Troubleshoot ConMan Asking for Password on SSH Connection

If ConMan starts to ask for a password when there is an SSH connection to the node on liquid-cooled hardware, that usually indicates there is a problem with the SSH key that was established on the node BMC. The key may have been replaced or overwritten on the hardware.

Use this procedure to renew or reinstall the SSH key on the BMCs.

Prerequisites

This procedure requires administrative privileges. If checking the existing SSH key on BMCs, the BMC username and password are also required.

Procedure

Note: this procedure has changed since the CSM 0.9 release.

  1. Scale the cray-console-operator pods to 0 replicas.

    ncn-mw# kubectl -n services scale --replicas=0 deployment/cray-console-operator
    

    Example output:

    deployment.apps/cray-console-operator scaled
    
  2. Verify that the cray-console-operator service is no longer running.

    The following command will give no output when the pod is no longer running.

    ncn-mw# kubectl -n services get pods | grep console-operator
    
  3. Delete the SSH keys in a cray-console-node pod.

    ncn-mw# kubectl -n services exec -it cray-console-node-0 -- rm -v /var/log/console/conman.key /var/log/console/conman.key.pub
    
  4. Restart the cray-console-operator pod.

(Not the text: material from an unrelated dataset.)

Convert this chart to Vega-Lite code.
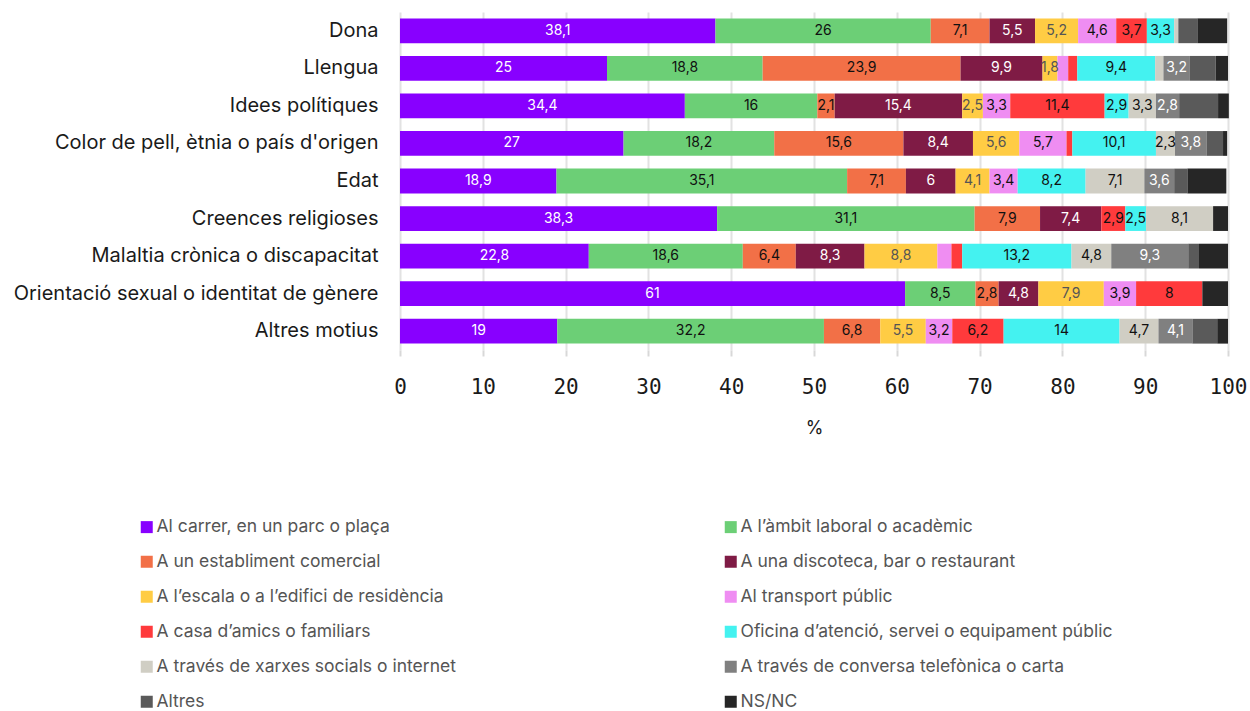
{
  "$schema": "https://vega.github.io/schema/vega-lite/v6.json",
  "autosize": {"type": "none"},
  "padding": {"left": 400, "top": 12, "right": 22, "bottom": 361},
  "width": 828,
  "height": 338,
  "background": "white",
  "config": {
    "font": "Inter",
    "view": {"stroke": null},
    "locale": {"number": {"decimal": ",", "thousands": ".", "grouping": [3], "currency": ["", " €"]}}
  },
  "data": {
    "values": [
      {"motiu": "Dona", "Al carrer, en un parc o plaça": 38.1, "A l’àmbit laboral o acadèmic": 26.0, "A un establiment comercial": 7.1, "A una discoteca, bar o restaurant": 5.5, "A l’escala o a l’edifici de residència": 5.2, "Al transport públic": 4.6, "A casa d’amics o familiars": 3.7, "Oficina d’atenció, servei o equipament públic": 3.3, "A través de xarxes socials o internet": 0.5, "A través de conversa telefònica o carta": 0, "Altres": 2.3, "NS/NC": 3.6},
      {"motiu": "Llengua", "Al carrer, en un parc o plaça": 25, "A l’àmbit laboral o acadèmic": 18.8, "A un establiment comercial": 23.9, "A una discoteca, bar o restaurant": 9.9, "A l’escala o a l’edifici de residència": 1.8, "Al transport públic": 1.3, "A casa d’amics o familiars": 1.1, "Oficina d’atenció, servei o equipament públic": 9.4, "A través de xarxes socials o internet": 1.0, "A través de conversa telefònica o carta": 3.2, "Altres": 3.1, "NS/NC": 1.5},
      {"motiu": "Idees polítiques", "Al carrer, en un parc o plaça": 34.4, "A l’àmbit laboral o acadèmic": 16.0, "A un establiment comercial": 2.1, "A una discoteca, bar o restaurant": 15.4, "A l’escala o a l’edifici de residència": 2.5, "Al transport públic": 3.3, "A casa d’amics o familiars": 11.4, "Oficina d’atenció, servei o equipament públic": 2.9, "A través de xarxes socials o internet": 3.3, "A través de conversa telefònica o carta": 2.8, "Altres": 4.7, "NS/NC": 1.3},
      {"motiu": "Color de pell, ètnia o país d'origen", "Al carrer, en un parc o plaça": 27, "A l’àmbit laboral o acadèmic": 18.2, "A un establiment comercial": 15.6, "A una discoteca, bar o restaurant": 8.4, "A l’escala o a l’edifici de residència": 5.6, "Al transport públic": 5.7, "A casa d’amics o familiars": 0.7, "Oficina d’atenció, servei o equipament públic": 10.1, "A través de xarxes socials o internet": 2.3, "A través de conversa telefònica o carta": 3.8, "Altres": 2.0, "NS/NC": 0.5},
      {"motiu": "Edat", "Al carrer, en un parc o plaça": 18.9, "A l’àmbit laboral o acadèmic": 35.1, "A un establiment comercial": 7.1, "A una discoteca, bar o restaurant": 6, "A l’escala o a l’edifici de residència": 4.1, "Al transport públic": 3.4, "A casa d’amics o familiars": 0, "Oficina d’atenció, servei o equipament públic": 8.2, "A través de xarxes socials o internet": 7.1, "A través de conversa telefònica o carta": 3.6, "Altres": 1.6, "NS/NC": 4.7},
      {"motiu": "Creences religioses", "Al carrer, en un parc o plaça": 38.3, "A l’àmbit laboral o acadèmic": 31.1, "A un establiment comercial": 7.9, "A una discoteca, bar o restaurant": 7.4, "A l’escala o a l’edifici de residència": 0, "Al transport públic": 0, "A casa d’amics o familiars": 2.9, "Oficina d’atenció, servei o equipament públic": 2.5, "A través de xarxes socials o internet": 8.1, "A través de conversa telefònica o carta": 0, "Altres": 0, "NS/NC": 1.8},
      {"motiu": "Malaltia crònica o discapacitat", "Al carrer, en un parc o plaça": 22.8, "A l’àmbit laboral o acadèmic": 18.6, "A un establiment comercial": 6.4, "A una discoteca, bar o restaurant": 8.3, "A l’escala o a l’edifici de residència": 8.8, "Al transport públic": 1.7, "A casa d’amics o familiars": 1.3, "Oficina d’atenció, servei o equipament públic": 13.2, "A través de xarxes socials o internet": 4.8, "A través de conversa telefònica o carta": 9.3, "Altres": 1.3, "NS/NC": 3.5},
      {"motiu": "Orientació sexual o identitat de gènere", "Al carrer, en un parc o plaça": 61, "A l’àmbit laboral o acadèmic": 8.5, "A un establiment comercial": 2.8, "A una discoteca, bar o restaurant": 4.8, "A l’escala o a l’edifici de residència": 7.9, "Al transport públic": 3.9, "A casa d’amics o familiars": 8, "Oficina d’atenció, servei o equipament públic": 0, "A través de xarxes socials o internet": 0, "A través de conversa telefònica o carta": 0, "Altres": 0, "NS/NC": 3.1},
      {"motiu": "Altres motius", "Al carrer, en un parc o plaça": 19, "A l’àmbit laboral o acadèmic": 32.2, "A un establiment comercial": 6.8, "A una discoteca, bar o restaurant": 0, "A l’escala o a l’edifici de residència": 5.5, "Al transport públic": 3.2, "A casa d’amics o familiars": 6.2, "Oficina d’atenció, servei o equipament públic": 14, "A través de xarxes socials o internet": 4.7, "A través de conversa telefònica o carta": 4.1, "Altres": 3.0, "NS/NC": 1.3}
    ]
  },
  "transform": [
    {"fold": ["Al carrer, en un parc o plaça", "A l’àmbit laboral o acadèmic", "A un establiment comercial", "A una discoteca, bar o restaurant", "A l’escala o a l’edifici de residència", "Al transport públic", "A casa d’amics o familiars", "Oficina d’atenció, servei o equipament públic", "A través de xarxes socials o internet", "A través de conversa telefònica o carta", "Altres", "NS/NC"], "as": ["lloc", "v"]},
    {"calculate": "indexof(['Al carrer, en un parc o plaça', 'A l’àmbit laboral o acadèmic', 'A un establiment comercial', 'A una discoteca, bar o restaurant', 'A l’escala o a l’edifici de residència', 'Al transport públic', 'A casa d’amics o familiars', 'Oficina d’atenció, servei o equipament públic', 'A través de xarxes socials o internet', 'A través de conversa telefònica o carta', 'Altres', 'NS/NC'], datum.lloc)", "as": "ord"},
    {"stack": "v", "groupby": ["motiu"], "sort": [{"field": "ord", "order": "ascending"}], "as": ["x0", "x1"], "offset": "zero"},
    {"calculate": "(datum.x0 + datum.x1) / 2", "as": "xm"}
  ],
  "encoding": {
    "y": {
      "field": "motiu", "type": "nominal", "sort": null,
      "scale": {"paddingInner": 0.34, "paddingOuter": 0.17},
      "axis": {"title": null, "domain": false, "ticks": false, "grid": false, "labelFontSize": 20, "labelColor": "#1a1a1a", "labelPadding": 22, "labelLimit": 400, "labelFont": "Inter"}
    }
  },
  "layer": [
    {
      "mark": {"type": "bar", "stroke": null},
      "encoding": {
        "x": {
          "field": "x0", "type": "quantitative",
          "scale": {"domain": [0, 100], "nice": false},
          "axis": {"title": "%", "titleFontSize": 18, "titleFontWeight": "normal", "titleColor": "#1a1a1a", "titlePadding": 22, "values": [0, 10, 20, 30, 40, 50, 60, 70, 80, 90, 100], "format": "d", "labelFontSize": 21, "labelColor": "#1a1a1a", "labelFont": "DejaVu Sans Mono", "labelPadding": 20, "labelFlush": false, "labelOverlap": false, "domain": false, "ticks": true, "tickColor": "#d8d8d8", "tickSize": 6, "tickWidth": 2, "grid": true, "gridColor": "#e2e2e2", "gridWidth": 2}
        },
        "x2": {"field": "x1"},
        "color": {
          "field": "lloc", "type": "nominal",
          "scale": {
            "domain": ["Al carrer, en un parc o plaça", "A l’àmbit laboral o acadèmic", "A un establiment comercial", "A una discoteca, bar o restaurant", "A l’escala o a l’edifici de residència", "Al transport públic", "A casa d’amics o familiars", "Oficina d’atenció, servei o equipament públic", "A través de xarxes socials o internet", "A través de conversa telefònica o carta", "Altres", "NS/NC"],
            "range": ["#8800ff", "#6ccf76", "#f27047", "#7f1b45", "#ffcc44", "#ef8df2", "#ff3a3c", "#44f2f0", "#d0cec4", "#808080", "#5a5a5a", "#262626"]
          },
          "legend": {
            "title": null, "orient": "none", "legendX": -262, "legendY": 506, "columns": 2, "direction": "horizontal",
            "symbolType": "square", "symbolSize": 144, "symbolStrokeWidth": 0, "symbolOpacity": 1,
            "labelFontSize": 17.5, "labelColor": "#555555", "labelFont": "Inter", "labelLimit": 500, "labelOffset": 1,
            "rowPadding": 16, "columnPadding": 193, "gridAlign": "all"
          }
        }
      }
    },
    {
      "transform": [{"filter": "datum.v >= 1.8 && datum.lloc != 'Altres' && datum.lloc != 'NS/NC'"}],
      "mark": {"type": "text", "fontSize": 14, "font": "Inter"},
      "encoding": {
        "x": {"field": "xm", "type": "quantitative"},
        "text": {"field": "v", "type": "quantitative", "format": "~g"},
        "color": {
          "field": "lloc", "type": "nominal",
          "scale": {
            "domain": ["Al carrer, en un parc o plaça", "A l’àmbit laboral o acadèmic", "A un establiment comercial", "A una discoteca, bar o restaurant", "A l’escala o a l’edifici de residència", "Al transport públic", "A casa d’amics o familiars", "Oficina d’atenció, servei o equipament públic", "A través de xarxes socials o internet", "A través de conversa telefònica o carta", "Altres", "NS/NC"],
            "range": ["#ffffff", "#111111", "#111111", "#ffffff", "#555555", "#111111", "#111111", "#111111", "#111111", "#ffffff", "#ffffff", "#ffffff"]
          },
          "legend": null
        }
      }
    }
  ],
  "resolve": {"scale": {"color": "independent"}}
}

    ncn-mw# kubectl -n services scale --replicas=1 deployment/cray-console-operator
    

    Example output:

    deployment.apps/cray-console-operator scaled
    

    It may take some time to regenerate the keys and get them deployed to the BMCs, but in a while the console connections using SSH should be reestablished. Note that it may be worthwhile to determine how the SSH key was modified and establish site procedures to coordinate SSH key use; otherwise they may be overwritten again at a later time.